Clinton and Trump, meeting with Netanyahu, share commitment to U.S.-Israel alliance
Hillary Clinton said she opposed any U.N. Security Council bid to impose a solution to the Israeli-Palestinian conflict during a meeting with Prime Minister Benjamin Netanyahu just hours after a summit between the Israeli leader and Donald Trump.
Netanyahu’s meetings with the Democratic nominee and earlier Sunday with her Republican rival were a study in similarities — principally in pledging close defense cooperation with Israel — and differences, especially in Clinton’s holding up Israel as a model for pluralism and Trump lauding its erection of a separation wall from the Palestinians.
“The secretary reaffirmed her commitment to work toward a two-state solution of the Israeli-Palestinian conflict negotiated directly by the parties that guarantees Israel’s future as a secure and democratic Jewish state with recognized borders and provides the Palestinians with independence, sovereignty, and dignity,” said a statement from the presidential campaign of the former secretary of state.

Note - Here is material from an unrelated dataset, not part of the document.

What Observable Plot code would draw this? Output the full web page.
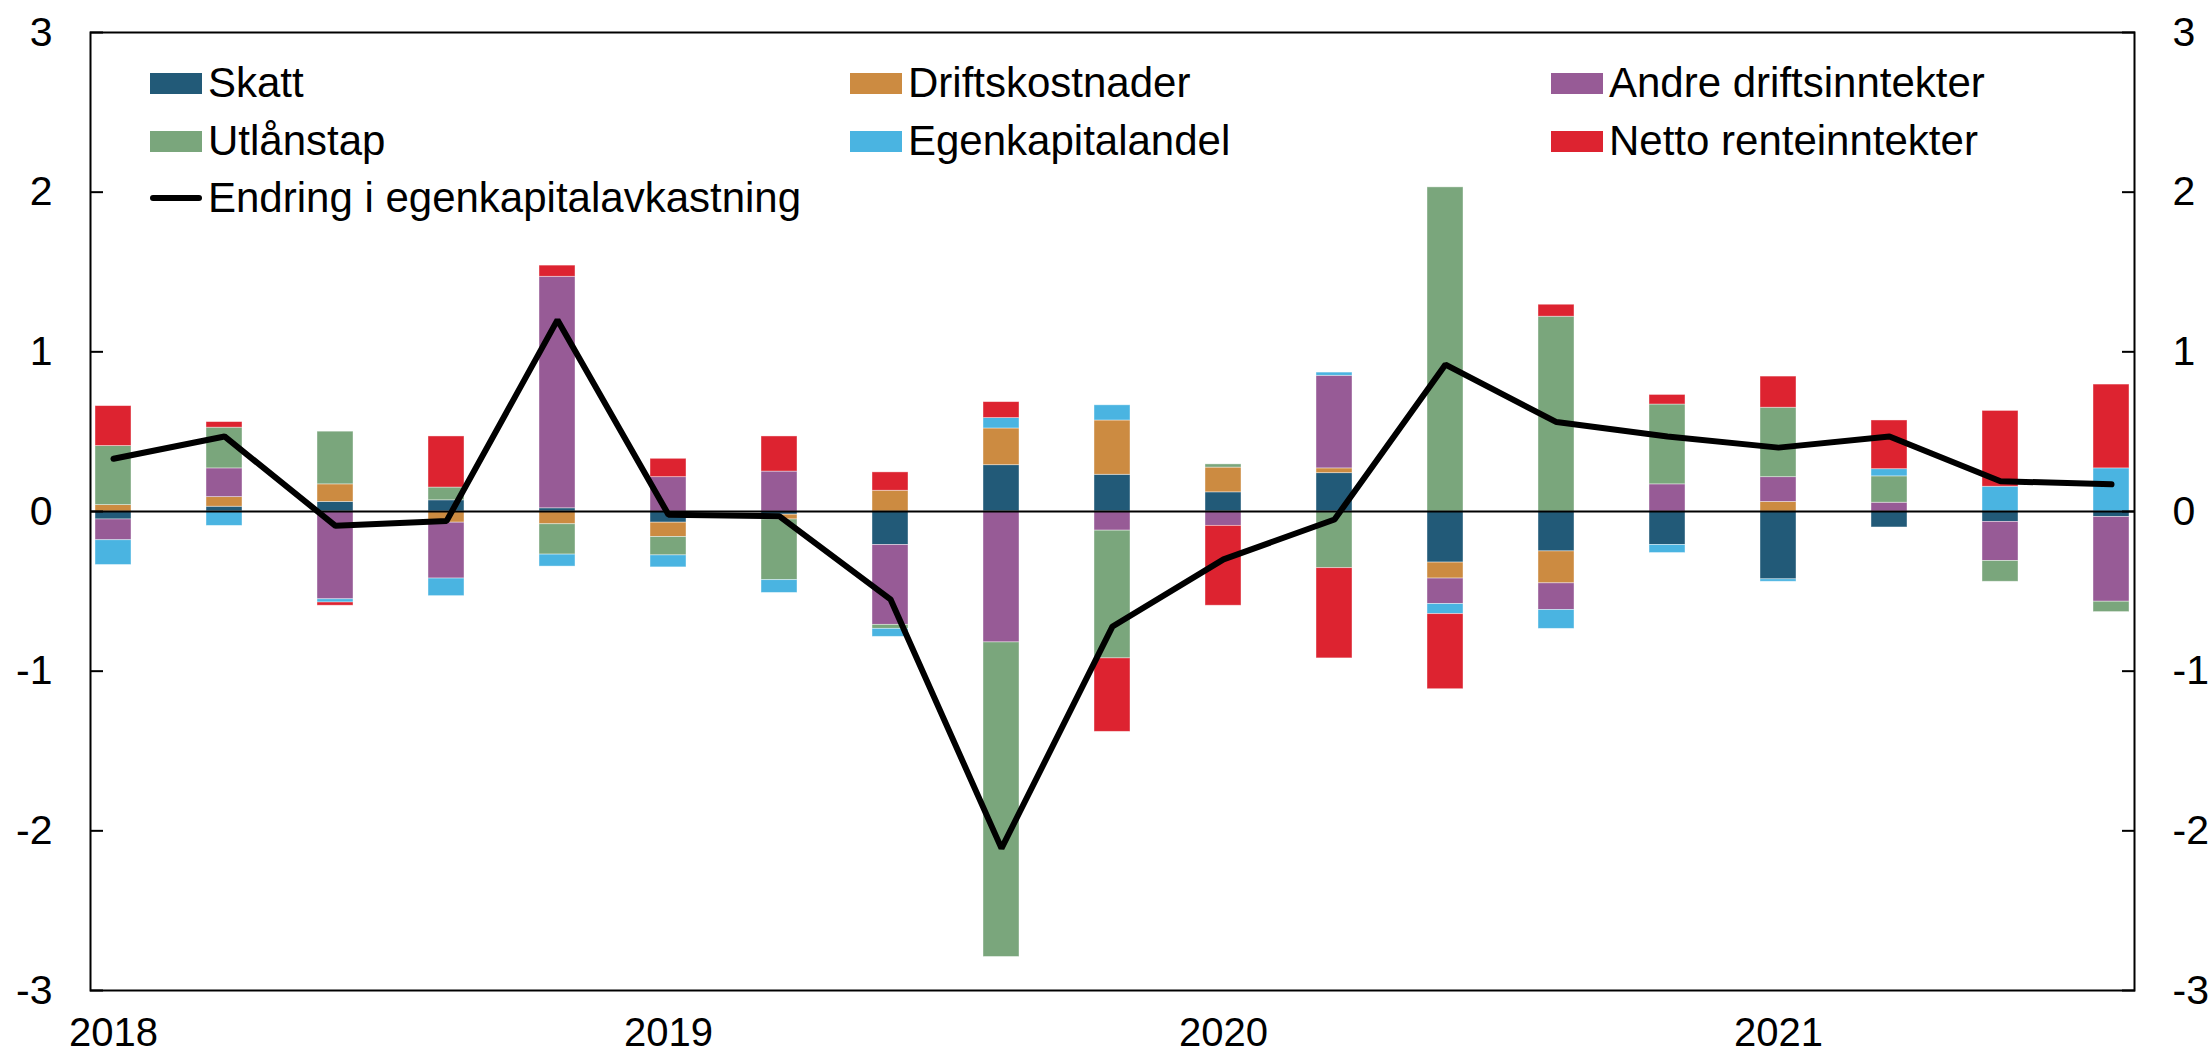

“Secretary Clinton reaffirmed her opposition to any attempt by outside parties to impose a solution, including by the U.N. Security Council,” the statement said.
Netanyahu, who is in New York to attend the opening of the U.N. General Assembly, met with the nominees on the eve of their first debate. He met with Trump at the real estate developer’s headquarters in Manhattan, Trump Tower, and Clinton at the W Hotel in the same borough. Her headquarters are across the river, in Brooklyn.

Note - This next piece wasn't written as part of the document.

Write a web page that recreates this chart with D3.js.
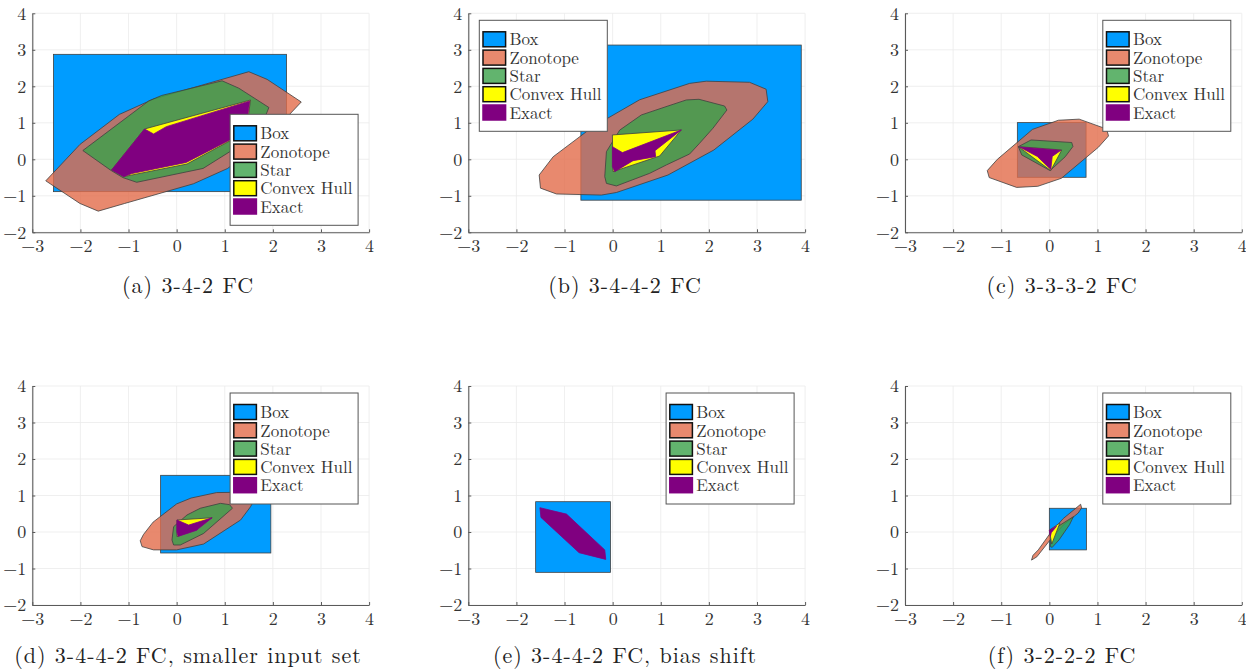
<!DOCTYPE html>
<html>
<head>
<meta charset="utf-8">
<script src="https://cdn.jsdelivr.net/npm/d3@7"></script>
<style>
body{margin:0;background:#fff}
svg{display:block}
</style>
</head>
<body>
<svg id="fig" width="1246" height="670"></svg>
<script>
// captions + legend entries
var captions = ["(a) 3-4-2 FC", "(b) 3-4-4-2 FC", "(c) 3-3-3-2 FC",
  "(d) 3-4-4-2 FC, smaller input set", "(e) 3-4-4-2 FC, bias shift", "(f) 3-2-2-2 FC"];
var setNames = ["Box", "Zonotope", "Star", "Convex Hull", "Exact"];
var xTicks = [-3, -2, -1, 0, 1, 2, 3, 4];
var yTicks = [-2, -1, 0, 1, 2, 3, 4];

// reachable sets, one entry per panel (a..f)
// box: [xmin, xmax, ymin, ymax]
var boxes = [
  [-2.56, 2.285, -0.886, 2.876],
  [-0.66, 3.92, -1.12, 3.13],
  [-0.665, 0.763, -0.493, 1.005],
  [-0.333, 1.958, -0.575, 1.553],
  [-1.60, -0.046, -1.105, 0.83],
  [0.0, 0.77, -0.49, 0.65]
];
var zonotopes = [
  [[-2.72,-0.59],[-2.01,-1.21],[-1.63,-1.42],[-1.08,-1.21],[0.35,-0.67],[1.06,-0.25],[1.875,0.57],
   [2.59,1.57],[1.88,2.19],[1.5,2.40],[0.944,2.19],[-0.48,1.65],[-1.19,1.23],[-2.007,0.41]],
  [[-1.527,-0.43],[-1.50,-0.79],[-1.167,-0.95],[-0.233,-0.98],[0.078,-0.91],[1.15,-0.43],[2.104,0.255],
   [2.914,1.10],[3.225,1.58],[3.19,1.92],[2.845,2.11],[1.946,2.14],[1.6,2.08],[0.56,1.63],[-0.406,0.895],[-1.236,0.07]],
  [[-1.29,-0.31],[-1.25,-0.50],[-0.68,-0.77],[-0.24,-0.74],[0.25,-0.52],[1.02,0.33],[1.23,0.64],
   [1.19,0.83],[0.62,1.10],[0.19,1.07],[-0.35,0.82],[-1.08,0.0]],
  [[-0.757,-0.24],[-0.72,-0.40],[-0.48,-0.49],[0.0,-0.49],[0.56,-0.33],[1.33,0.33],[1.535,0.69],
   [1.60,0.85],[1.56,1.0],[1.32,1.09],[0.83,1.08],[0.30,0.93],[0.0,0.77],[-0.49,0.27],[-0.69,-0.07]],
  [],
  [[-0.37,-0.77],[-0.34,-0.64],[-0.23,-0.49],[0.015,-0.04],[0.29,0.37],[0.55,0.65],[0.65,0.76],
   [0.67,0.66],[0.60,0.52],[0.29,0.19],[0.015,-0.22],[-0.26,-0.68]]
];
var stars = [
  [[-1.95,0.24],[-0.58,1.60],[-0.31,1.75],[0.945,2.15],[1.29,1.95],[1.917,1.42],[1.7,0.7],[0.55,-0.25],
   [-0.83,-0.63],[-1.12,-0.50],[-1.37,-0.30]],
  [[-0.129,0.21],[0.147,0.80],[0.597,1.215],[1.15,1.46],[1.531,1.626],[1.794,1.644],[2.326,1.46],[2.375,1.35],
   [2.084,0.85],[1.807,0.44],[1.60,0.146],[1.116,-0.155],[0.77,-0.384],[0.078,-0.73],[-0.129,-0.66],[-0.164,-0.475]],
  [[-0.644,0.347],[-0.574,0.12],[0.015,-0.31],[0.33,0.07],[0.49,0.35],[0.465,0.46],[-0.38,0.53]],
  [[-0.063,0.146],[-0.097,-0.22],[-0.063,-0.356],[0.076,-0.356],[0.56,-0.04],[1.16,0.65],[1.10,0.75],
   [0.91,0.785],[0.49,0.65],[0.215,0.466]],
  [],
  [[0.02,-0.40],[0.03,-0.1],[0.20,0.17],[0.50,0.42],[0.42,0.20],[0.20,-0.22],[0.06,-0.42]]
];
var hulls = [
  [[-1.35,-0.29],[-0.667,0.83],[1.535,1.625],[1.45,0.75],[0.215,-0.13],[-1.10,-0.475]],
  [[-0.005,0.667],[1.427,0.804],[0.977,0.09],[0.009,-0.338]],
  [[-0.643,0.346],[0.258,0.256],[0.029,-0.31]],
  [[0.007,0.329],[0.737,0.39],[0.007,-0.128]],
  [],
  [[0.0,0.05],[0.22,0.25],[0.05,-0.33]]
];
var exacts = [
  [[-1.35,-0.29],[-0.667,0.83],[-0.479,0.694],[-0.215,0.894],[1.52,1.6],[1.43,0.75],[0.2,-0.085],
   [-0.93,-0.39],[-1.10,-0.475]],
  [[-0.005,0.347],[0.203,0.183],[1.427,0.804],[0.88,0.237],[0.894,0.073],[0.424,-0.037],[0.044,-0.338],[-0.005,-0.2]],
  [[-0.62,0.335],[0.24,0.245],[0.06,0.08],[0.03,-0.28],[-0.25,0.08]],
  [[0.007,0.329],[0.25,0.19],[0.737,0.39],[0.46,0.10],[0.42,0.05],[0.03,-0.12],[0.005,0.0]],
  [[-1.512,0.666],[-0.959,0.49],[-0.164,-0.49],[-0.143,-0.75],[-0.697,-0.567],[-1.49,0.40]],
  [[0.0,0.05],[0.15,0.16],[0.04,-0.02],[0.02,-0.12]]
];
var legendCorner = ["se", "nw", "ne", "ne", "ne", "ne"];

// styling
var fills = ["#009cff", "#e26b4a", "#3ba14a", "#ffff00", "#800080"];
var alphas = [1, 0.8, 0.8, 1, 1];
var edges = ["#404040", "#404040", "#404040", "#404040", "#800080"];
var serif = '"Latin Modern Roman", "Liberation Serif", serif';

var colLeft = [32.3, 468.3, 905], plotW = 336.8;
var rowTop = [13.3, 386], plotH = 219;
var capX = [188, 625, 1062], capY = [292.6, 662.7];

var svg = d3.select("#fig");
var fmt = d3.format("d");
var line = d3.line().curve(d3.curveLinearClosed);

captions.forEach(function(cap, i) {
  var col = i % 3, row = Math.floor(i / 3);
  var x = d3.scaleLinear().domain([-3, 4]).range([0, plotW]);
  var y = d3.scaleLinear().domain([-2, 4]).range([plotH, 0]);
  line.x(function(d) { return x(d[0]); }).y(function(d) { return y(d[1]); });

  var g = svg.append("g").attr("transform", "translate(" + colLeft[col] + "," + rowTop[row] + ")");

  // grid
  g.selectAll(".gx").data(xTicks).enter().append("line")
    .attr("x1", d => x(d)).attr("x2", d => x(d)).attr("y1", 0).attr("y2", plotH)
    .attr("stroke", "#ebebeb").attr("stroke-width", 0.8);
  g.selectAll(".gy").data(yTicks).enter().append("line")
    .attr("y1", d => y(d)).attr("y2", d => y(d)).attr("x1", 0).attr("x2", plotW)
    .attr("stroke", "#ebebeb").attr("stroke-width", 0.8);

  // sets
  var b = boxes[i];
  g.append("rect")
    .attr("x", x(b[0])).attr("y", y(b[3]))
    .attr("width", x(b[1]) - x(b[0])).attr("height", y(b[2]) - y(b[3]))
    .attr("fill", fills[0]).attr("fill-opacity", alphas[0])
    .attr("stroke", edges[0]).attr("stroke-width", 0.8);

  [zonotopes[i], stars[i], hulls[i], exacts[i]].forEach(function(poly, k) {
    if (!poly.length) return;
    g.append("path").attr("d", line(poly))
      .attr("fill", fills[k + 1]).attr("fill-opacity", alphas[k + 1])
      .attr("stroke", edges[k + 1]).attr("stroke-width", 0.8)
      .attr("stroke-linejoin", "round");
  });

  // axes
  var ax = g.append("g").attr("transform", "translate(0," + plotH + ")")
    .call(d3.axisBottom(x).tickValues(xTicks).tickFormat(fmt)
      .tickSizeInner(-3).tickSizeOuter(0).tickPadding(7));
  var ay = g.append("g")
    .call(d3.axisLeft(y).tickValues(yTicks).tickFormat(fmt)
      .tickSizeInner(-3).tickSizeOuter(0).tickPadding(6));
  [ax, ay].forEach(function(a) {
    a.attr("font-family", serif).attr("font-size", 18);
    a.select(".domain").attr("stroke", "#5a5a5a").attr("stroke-width", 1.1);
    a.selectAll(".tick line").attr("stroke", "#5a5a5a");
    a.selectAll("text").attr("fill", "#333");
  });

  // legend
  var lw = 128, lh = 111, lx, ly;
  if (legendCorner[i] == "nw") { lx = 11; ly = 7; }
  else if (legendCorner[i] == "se") { lx = plotW - 11 - lw; ly = plotH - 7 - lh; }
  else { lx = plotW - 11 - lw; ly = 7; }
  var lg = g.append("g").attr("transform", "translate(" + lx + "," + ly + ")");
  lg.append("rect").attr("width", lw).attr("height", lh)
    .attr("fill", "#fff").attr("stroke", "#555").attr("stroke-width", 1);
  setNames.forEach(function(name, k) {
    var cy = 19 + k * 18.3;
    lg.append("rect").attr("x", 3.7).attr("y", cy - 7.5).attr("width", 22.6).attr("height", 15)
      .attr("fill", fills[k]).attr("fill-opacity", alphas[k])
      .attr("stroke", k == 4 ? edges[4] : "#111").attr("stroke-width", 1.5);
    lg.append("text").attr("x", 30.2).attr("y", cy + 6.2)
      .attr("font-family", serif).attr("font-size", 17).attr("fill", "#333")
      .text(name);
  });

  svg.append("text").attr("x", capX[col]).attr("y", capY[row])
    .attr("text-anchor", "middle")
    .attr("font-family", serif).attr("font-size", 22)
    .attr("letter-spacing", 1)
    .attr("fill", "#222").text(cap);
});
</script>
</body>
</html>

The prime minister sought assurances that neither nominee would join international efforts to preempt the direct talks with the Palestinians that Israel wants. Palestinian officials prefer international mediation until Israel freezes settlement expansion.
Netanyahu also reportedly fears that President Barack Obama in his final months in office will allow a Security Council resolution outlining a final status for a two-state solution to go through. Obama has taken pains to keep that from happening in his nearly eight years in office and has not indicated any plans to reverse course.
Unlike Clinton, Trump in his statement did not explicitly commit to opposing outside attempts to impose a solution, but he did check off other boxes on Netanyahu’s list of expectations from U.S. nominees, including the expectation that the Palestinians recognize Israel as a Jewish state and his pledge to recognize Jerusalem as its capital.
Clinton did not mention Jerusalem in her statement, but she affirmed Israel’s status as a “democratic Jewish state.” She said she would enforce last year’s deal between Iran and six major world powers to exchange sanctions relief for a rollback of nuclear development. Netanyahu vehemently opposed the deal.
Trump’s statement said only that the two men discussed the agreement at length; Trump in the past has said he would renegotiate the deal.
Clinton in her statement committed to combating the boycott Israel movement; Trump did not mention it. Both nominees swore to uphold defense assistance for and cooperation with Israel.
Clinton affirmed “the common values of democracy, equality, tolerance, and pluralism.” Trump’s statement said he “recognized that Israel and its citizens have suffered far too long on the front lines of Islamic terrorism” and discussed with Netanyahu Israel’s security wall in the West Bank.
One of the keenest differences in this election has been over diversity. Clinton embraces it, while Trump has delivered broadsides against Muslims and Mexicans and has pledged to build a wall between the United States and Mexico.